Поэтому ренессансная терпимость так далека от равнодушия, от простого допущения рядом с собой чего-то иного; поэтому синтез, внешне несамостоятельный и поверхностный, господствует в диалоге; поэтому ренессансный релятивизм проникнут не ужасом «некоммуникабельности», как это случилось с релятивизмом XX в., а восторгом общения. Релятивизм был для Возрождения знаком неиссякающего единосущного творения.

Способ ренессансного мышления неотделим от онтологии: от представлений о движении исторического времени, о космосе, о боге, месте человека в мире.

Мы совершили бы ошибку, если, сосредоточив внимание на способе мышления и отвлекшись до поры до времени от предметного содержания Возрождения, позволили бы себе забыть, насколько то, что думали гуманисты, входило в то, как они думали. Желая понять в творении творца, в предметном материале — формообразующую энергию, в культурных результатах — скрытую логику культуры, — мы должны приблизиться к подвижной и рискованной грани и удержаться на ней. Ведь конкретные воззрения эпохи не были чем-то только пассивным и внешним по отношению к реконструируемым. нами логико-культурным особенностям и возможностям ренессансного исторического субъекта.
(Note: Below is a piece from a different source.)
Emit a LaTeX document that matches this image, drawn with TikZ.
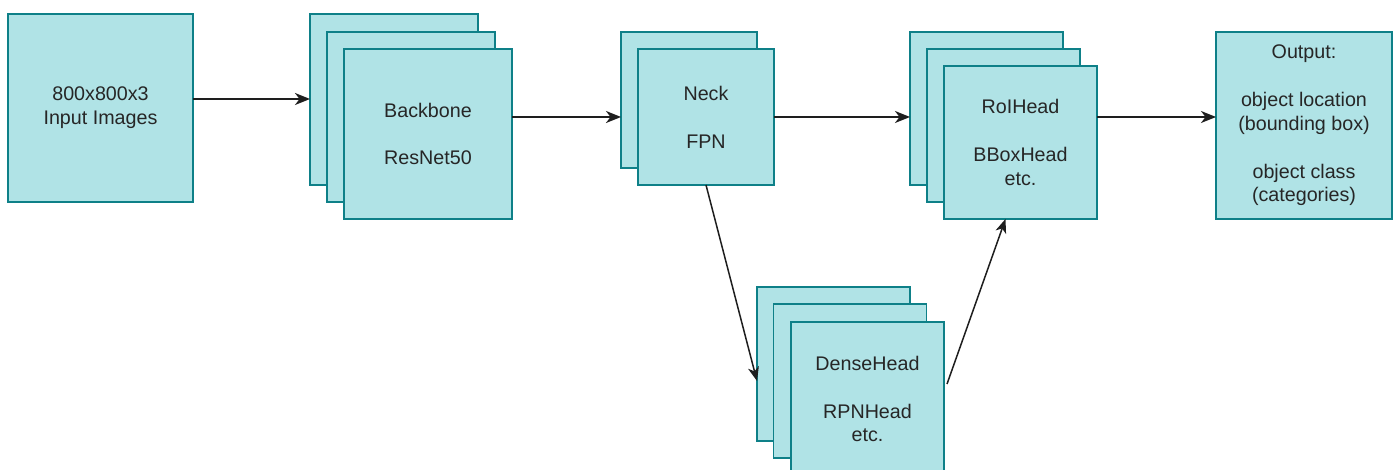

Индивид Возрождения впервые сталкивал разные культуры, не совпадая полностью ни с одной из них, тем самым становился демиургом, вырабатывал свою субъектность — лишь в меру громадной и плодотворной скованности духовным материалом, над которым он, казалось бы, господствовал. В этом смысле можно было бы сказать, что ренессансный прорыв к будущей новоевропейской цивилизации осуществился вовсе не только вопреки средневековью, традиционализму, архетипическому антично-христианскому мышлению, но также и благодаря всему этому, благодаря инерционной исторической силе, без которой исчезла бы неповторимость Возрождения. Конечно, освобождение поэтому должно было статься неполным, переход — незавершенным (но иначе эпоха и не была бы, собственно, «переходной»). Переходность обрела зато целостность. Ибо Возрождение — переход не к одной капиталистической культуре, не к одному Барокко, не к одному Просвещению, но и к потрясающим духовным трансформациям нашего века, но и — в будущее. Целостность Возрождения состоялась как вечная незавершенность, вечная потенциальность, как — в теснейшей связи с «плодотворной скованностью» — бесконечная переходность.

Гуманизм и диалогическая традиция

Гуманистический диалог XV в. мог опереться на античную платоновскую традицию и на так называемую диалектику XII в.

«Диалектика» выделилась из средневековой логики как ее составная часть, в связи с методами обучения{180}. Она была «искусством возражать и защищаться» (аrs орponendi et respondendi), техникой дискуссии (disputatio), основанной на «мнениях». В отличие от логического доказательства (resolutio) непреложной истины (ex omne vero), диалектическое рассуждение (ars disserendi) должно было убеждать, казаться правдоподобным (ex probabilibus). Поэтому при споре между двумя собеседниками (duorum sermo) необязательно присутствие третьего, который вынес бы приговор (dialectica disputatio tota versatur et finitur inter duos). Абеляр полагал, что цель диалектики — возбуждая сомнение, вести через исследование к истине. Но истинными могут оказаться оба противоположных мнения, поскольку любой термин двусмыслен и зависит от контекста и ситуации. Спорщики уточняли его, оперируя перечнями «мест» (topos), т. е. привычными и достоверными смысловыми связями вещей. Диалектика тем самым сближалась с риторикой.